WHAT IS REQUIRED: Below are the records. Retype, exactly, the lines from the first through the line with "plt.rcParams['mathtext.it'] = 'Lato:italic'", and leave out the pictures.

GIVEN DATA:
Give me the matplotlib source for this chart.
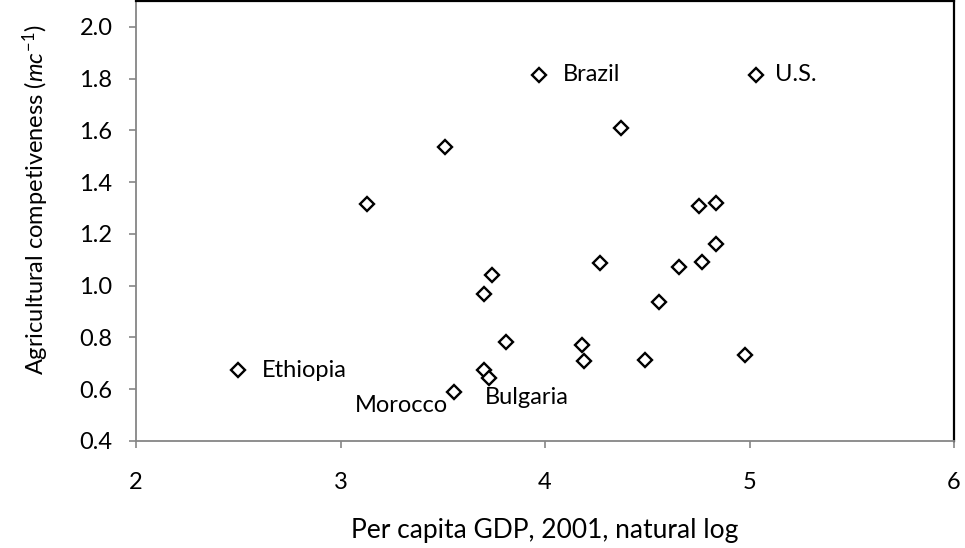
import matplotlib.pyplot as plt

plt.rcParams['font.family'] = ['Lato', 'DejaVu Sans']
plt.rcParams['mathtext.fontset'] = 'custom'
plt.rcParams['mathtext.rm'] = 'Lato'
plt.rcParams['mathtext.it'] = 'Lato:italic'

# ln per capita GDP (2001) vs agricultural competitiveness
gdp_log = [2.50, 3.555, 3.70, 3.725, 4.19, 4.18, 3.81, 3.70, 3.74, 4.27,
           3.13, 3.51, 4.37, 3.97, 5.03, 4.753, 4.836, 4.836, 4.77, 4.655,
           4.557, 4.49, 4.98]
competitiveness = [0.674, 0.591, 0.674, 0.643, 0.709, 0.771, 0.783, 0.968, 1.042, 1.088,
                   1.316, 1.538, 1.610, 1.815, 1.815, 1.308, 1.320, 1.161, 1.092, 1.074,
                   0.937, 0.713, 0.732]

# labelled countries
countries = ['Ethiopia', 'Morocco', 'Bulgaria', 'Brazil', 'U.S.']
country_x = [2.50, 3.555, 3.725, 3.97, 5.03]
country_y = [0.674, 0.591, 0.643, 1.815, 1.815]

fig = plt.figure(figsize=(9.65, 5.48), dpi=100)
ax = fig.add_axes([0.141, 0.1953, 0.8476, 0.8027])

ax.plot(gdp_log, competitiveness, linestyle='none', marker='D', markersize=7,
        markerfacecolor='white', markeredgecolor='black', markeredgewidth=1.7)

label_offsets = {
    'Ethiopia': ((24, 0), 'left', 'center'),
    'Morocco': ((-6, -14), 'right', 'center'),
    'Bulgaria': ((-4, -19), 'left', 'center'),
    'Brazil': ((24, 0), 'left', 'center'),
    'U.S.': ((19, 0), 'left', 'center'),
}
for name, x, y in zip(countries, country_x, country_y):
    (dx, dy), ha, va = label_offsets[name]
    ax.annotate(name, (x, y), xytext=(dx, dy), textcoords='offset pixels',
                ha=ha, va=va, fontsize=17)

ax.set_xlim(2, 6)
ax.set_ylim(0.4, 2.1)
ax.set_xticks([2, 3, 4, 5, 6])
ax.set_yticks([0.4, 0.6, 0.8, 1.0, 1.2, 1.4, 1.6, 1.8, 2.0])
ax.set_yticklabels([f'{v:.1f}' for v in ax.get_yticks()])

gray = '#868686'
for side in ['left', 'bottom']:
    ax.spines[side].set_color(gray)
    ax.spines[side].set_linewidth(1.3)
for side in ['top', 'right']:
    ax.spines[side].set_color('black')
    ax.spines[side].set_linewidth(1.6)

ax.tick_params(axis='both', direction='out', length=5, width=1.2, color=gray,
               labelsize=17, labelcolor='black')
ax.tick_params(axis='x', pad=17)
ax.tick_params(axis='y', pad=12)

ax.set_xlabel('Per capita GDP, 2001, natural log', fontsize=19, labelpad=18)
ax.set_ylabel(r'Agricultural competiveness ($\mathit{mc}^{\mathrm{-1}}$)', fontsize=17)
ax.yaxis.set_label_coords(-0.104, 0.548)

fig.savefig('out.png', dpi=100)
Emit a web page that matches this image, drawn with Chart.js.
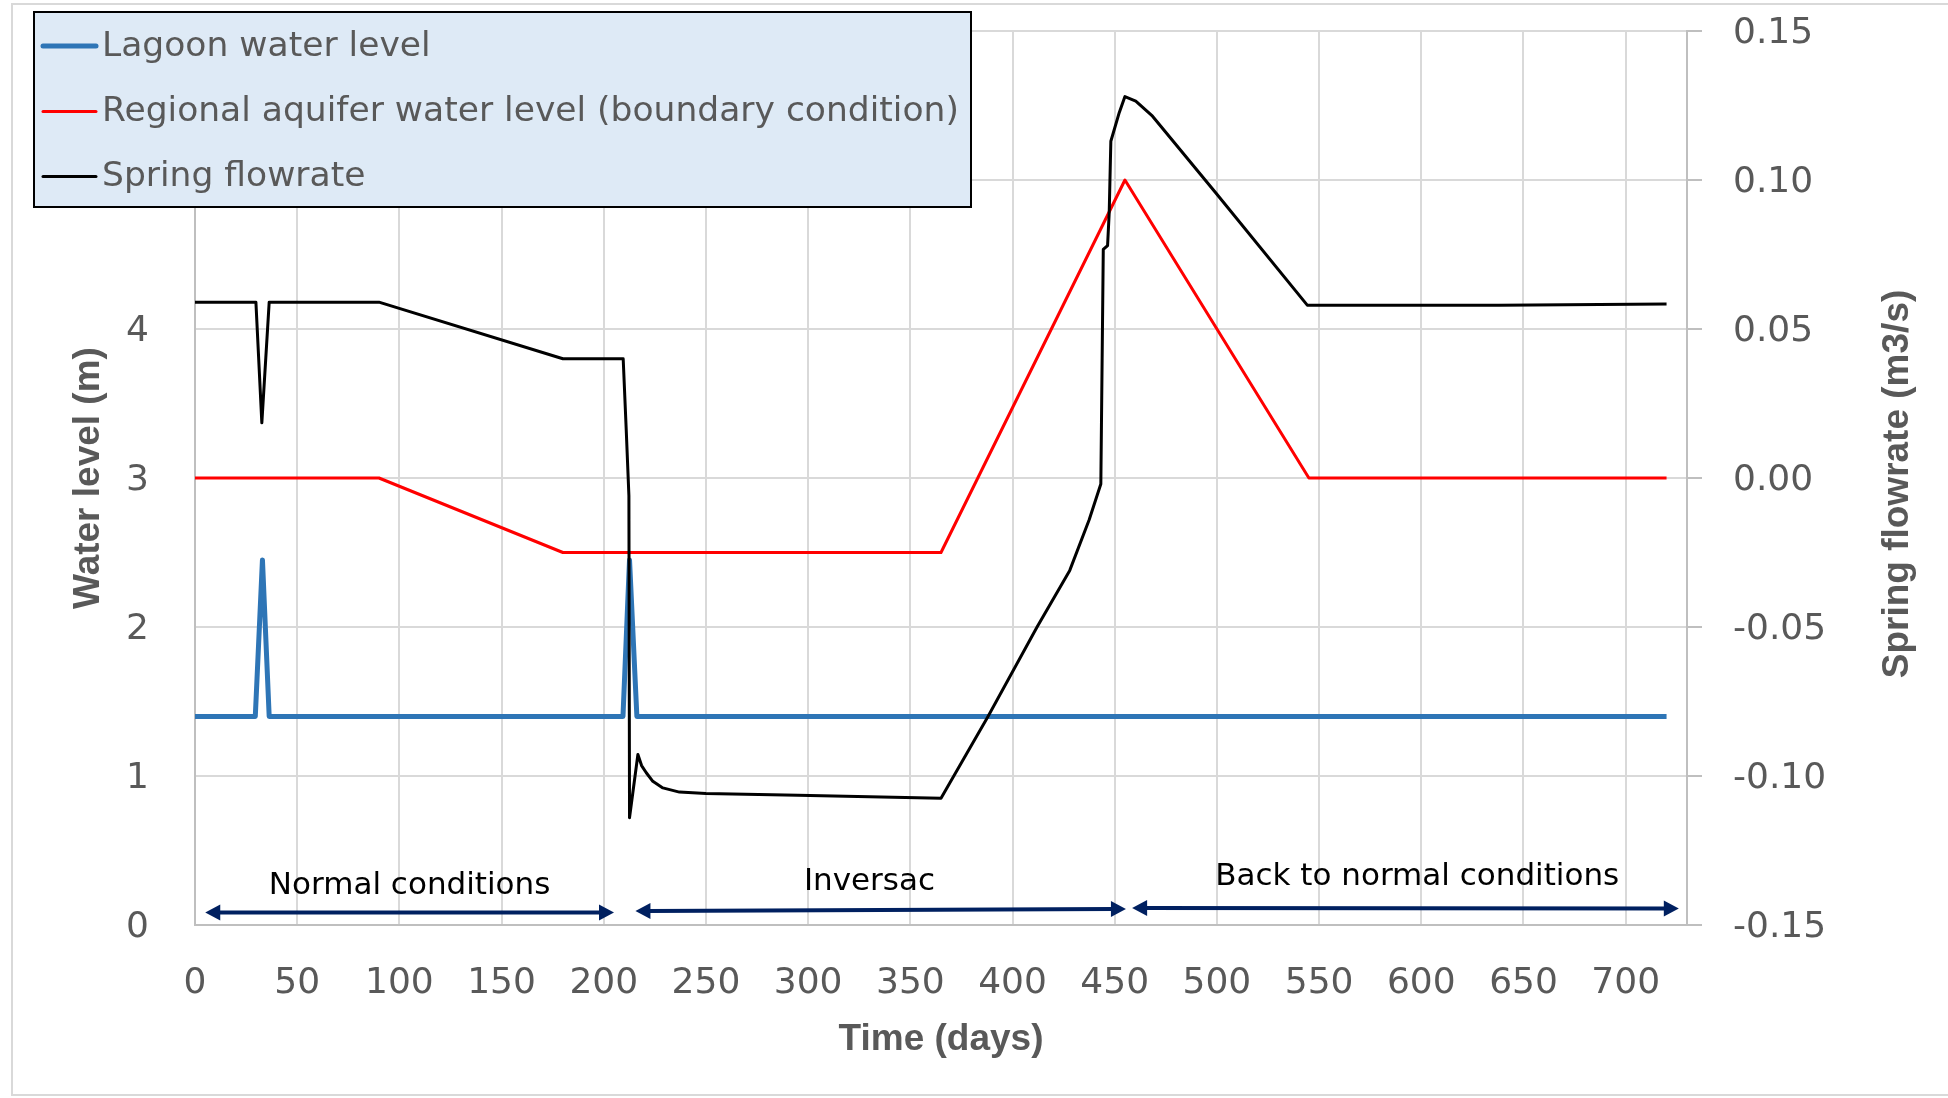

FINAL RESULT:
Give me the matplotlib source for this chart.
import matplotlib.pyplot as plt

plt.rcParams['font.family'] = ['Lato', 'DejaVu Sans']
plt.rcParams['mathtext.fontset'] = 'custom'
plt.rcParams['mathtext.rm'] = 'Lato'
plt.rcParams['mathtext.it'] = 'Lato:italic'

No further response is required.